The Trump government has consistently walked away from international nuclear disarmament agreements agreed by previous US administrations, including the Iran nuclear deal that successfully prevented the development of nuclear weapons by the Islamic Republic and the 1987 Intermediate-range Nuclear Force (INF) Treaty with Russia.

Many believe that the Trump administration is now going to dump the New START treaty, signed in 2010, which limits the number of nuclear warheads of both Russia and the USA to no more than 700. But unlike the old START agreement between the USA and the Soviet Union, the new one places no limitation on the number of nuclear weapons either power can possess.

Early in his presidency, Trump maligned the New START treaty as “one of several bad deals negotiated by the Obama administration” that he claimed favoured the Russians.

The Putin government has long pushed for an extension of the agreement without preconditions, but the Kremlin argues there is no longer enough time for a renegotiation of the treaty itself.

no agreement

Now, for electoral reasons, Trump’s crowd say they’ve reached “agreement in principle” with Russia to extend the treaty. But the Kremlin says no such agreement exists.

Top US arms negotiator Marshall Billingslea claimed this week that Washington and Moscow had reached a tentative agreement on extending New START.

“We are in fact willing to extend the New START Treaty for some period of time provided that they in return agree to a limitation or freeze on their nuclear arsenal. We are willing to do the same,” Billingslea said. He did not say for how long New START would be extended.

But Russian Deputy Foreign Minister Sergei Ryabkov said Washington’s position on freezing nuclear arsenals was “unacceptable”. He said Moscow would refuse to sign any agreement on the New START that was timed to coincide with the 3rd November US presidential poll when US President Donald Trump will stand for re-election.

Russia’s President, Vladimir Putin, had previously proposed a five-year extension of the agreement without preconditions. The USA, however, has insisted on unrealistic pre-condition such as the inclusion of People’s China to create a new trilateral nuclear deal. There was a wry response from Beijing.

In July, a Chinese Foreign Ministry official said the people’s government would “be happy to” join those talks if the USA, which has about 20 times as many nuclear weapons as China, cuts its arsenal down to Chinese levels. “But actually, we know that’s not going to happen,” the official said, adding that the US request was just a ploy to justify it exiting the treaty.

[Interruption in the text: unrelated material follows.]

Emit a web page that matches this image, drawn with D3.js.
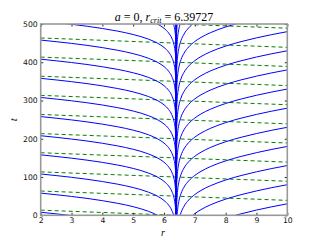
<!DOCTYPE html>
<html>
<head>
<meta charset="utf-8">
<script src="https://cdn.jsdelivr.net/npm/d3@7"></script>
<style>
  body { margin: 0; background: #fff; }
  svg { display: block; }
  .tick text { font-family: "DejaVu Sans", sans-serif; font-size: 7.7px; fill: #111; }
  .tick line { stroke: #222; }
</style>
</head>
<body>
<svg id="chart"></svg>
<script>
// tick values
const xTicks = [2, 3, 4, 5, 6, 7, 8, 9, 10];
const yTicks = [0, 100, 200, 300, 400, 500];
const rCrit = 6.39727;

// left branch: how far t has dropped from its value at r = 2
const leftR    = [2, 2.5, 3, 3.5, 4, 4.5, 5, 5.5, 5.8, 6, 6.15, 6.25, 6.32, 6.36, 6.38, 6.39, 6.395, 6.397, 6.39727];
const leftDrop = [0, 4.2, 8.7, 13.8, 19.7, 26.7, 35.5, 47.7, 58.6, 69.2, 81.4, 94.6, 111, 129, 148.5, 170, 199, 252, 1200];
// t at r = 2 for every left curve
const leftStart = [8, 58, 108, 158, 208, 258, 308, 358, 408, 458, 508, 558, 608, 658, 708, 758, 808];

// right branch: how far t has dropped from its value at r = 10
const rightR    = [rCrit, 6.40, 6.41, 6.42, 6.44, 6.48, 6.55, 6.65, 6.8, 7, 7.2, 7.5, 8, 8.5, 9, 9.5, 10];
const rightDrop = [1200, 257, 206, 187, 166, 144, 123.5, 106.3, 90.1, 75.7, 65.1, 52.9, 37.8, 26.1, 16.3, 7.7, 0];
// t at r = 10 for every right curve
const rightStart = [30, 80, 130, 180, 230, 280, 330, 380, 430, 480, 530, 580, 630, 680, 730, 780, 830];

// green dashed lines: t at r_crit, and the tilt across the plot
const greenLevel = [0, 50, 100, 150, 200, 250, 300, 350, 400, 450, 500];
const greenR     = [2, rCrit, 10];
const greenShift = [13.5, 0, -11];

const width = 320, height = 240;
const svg = d3.select('#chart').attr('width', width).attr('height', height);

const x = d3.scaleLinear().domain([2, 10]).range([40.7, 287.3]);
const y = d3.scaleLinear().domain([0, 500]).range([215.3, 24]);

svg.append('defs').append('clipPath').attr('id', 'plotclip')
  .append('rect')
  .attr('x', x(2)).attr('y', y(500))
  .attr('width', x(10) - x(2)).attr('height', y(0) - y(500));

const plot = svg.append('g').attr('clip-path', 'url(#plotclip)');

const line = d3.line()
  .x(d => x(d[0]))
  .y(d => y(d[1]))
  .curve(d3.curveMonotoneX);

// green dashed
greenLevel.forEach(level => {
  const pts = greenR.map((r, i) => [r, level + greenShift[i]]);
  plot.append('path')
    .attr('d', d3.line().x(d => x(d[0])).y(d => y(d[1]))(pts))
    .attr('fill', 'none')
    .attr('stroke', '#008000')
    .attr('stroke-width', 1)
    .attr('stroke-dasharray', '4,3');
});

// blue curves
leftStart.forEach(t0 => {
  const pts = leftR.map((r, i) => [r, t0 - leftDrop[i]]);
  plot.append('path').attr('d', line(pts))
    .attr('fill', 'none').attr('stroke', '#0000ff').attr('stroke-width', 1);
});
rightStart.forEach(t0 => {
  const pts = rightR.map((r, i) => [r, t0 - rightDrop[i]]);
  plot.append('path').attr('d', line(pts))
    .attr('fill', 'none').attr('stroke', '#0000ff').attr('stroke-width', 1);
});

// axes (ticks point inward on all four sides)
const tick = 2.5;
svg.append('g').attr('transform', `translate(0,${y(0)})`)
  .call(d3.axisBottom(x).tickValues(xTicks).tickSizeInner(-tick).tickSizeOuter(0).tickPadding(2.5))
  .call(g => g.select('.domain').remove());
svg.append('g').attr('transform', `translate(0,${y(500)})`)
  .call(d3.axisTop(x).tickValues(xTicks).tickSizeInner(-tick).tickSizeOuter(0).tickFormat(''))
  .call(g => g.select('.domain').remove());
svg.append('g').attr('transform', `translate(${x(2)},0)`)
  .call(d3.axisLeft(y).tickValues(yTicks).tickSizeInner(-tick).tickSizeOuter(0).tickPadding(3))
  .call(g => g.select('.domain').remove());
svg.append('g').attr('transform', `translate(${x(10)},0)`)
  .call(d3.axisRight(y).tickValues(yTicks).tickSizeInner(-tick).tickSizeOuter(0).tickFormat(''))
  .call(g => g.select('.domain').remove());

// frame
svg.append('rect')
  .attr('x', x(2)).attr('y', y(500))
  .attr('width', x(10) - x(2)).attr('height', y(0) - y(500))
  .attr('fill', 'none').attr('stroke', '#999').attr('stroke-width', 1.6);

// title
const title = svg.append('text')
  .attr('x', (x(2) + x(10)) / 2).attr('y', 20.5)
  .attr('text-anchor', 'middle')
  .style('font-family', '"Liberation Serif", serif')
  .style('font-size', '12px');
title.append('tspan').style('font-style', 'italic').text('a');
title.append('tspan').text(' = 0, ');
title.append('tspan').style('font-style', 'italic').text('r');
title.append('tspan').attr('dy', 2).style('font-size', '8px').style('font-style', 'italic').text('crit');
title.append('tspan').attr('dy', -2).text(' = 6.39727');

// axis labels
svg.append('text')
  .attr('x', (x(2) + x(10)) / 2 - 1).attr('y', 236)
  .attr('text-anchor', 'middle')
  .style('font-family', '"Liberation Serif", serif')
  .style('font-style', 'italic')
  .style('font-size', '10px')
  .text('r');
svg.append('text')
  .attr('transform', `translate(17,${(y(0) + y(500)) / 2}) rotate(-90)`)
  .attr('text-anchor', 'middle')
  .style('font-family', '"Liberation Serif", serif')
  .style('font-style', 'italic')
  .style('font-size', '11px')
  .text('t');
</script>
</body>
</html>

Russian Foreign Minister Sergei Lavrov said this week that if Washington wants to include tactical nuclear weapons in the treaty, then the USA needs to bring their missiles from other NATO countries back to their home soil. Lavrov said Russia is ready to include new weapons in a future deal but he sees no prospect of that happening at the moment, “although we will never say that we slam the door and we end all contacts”.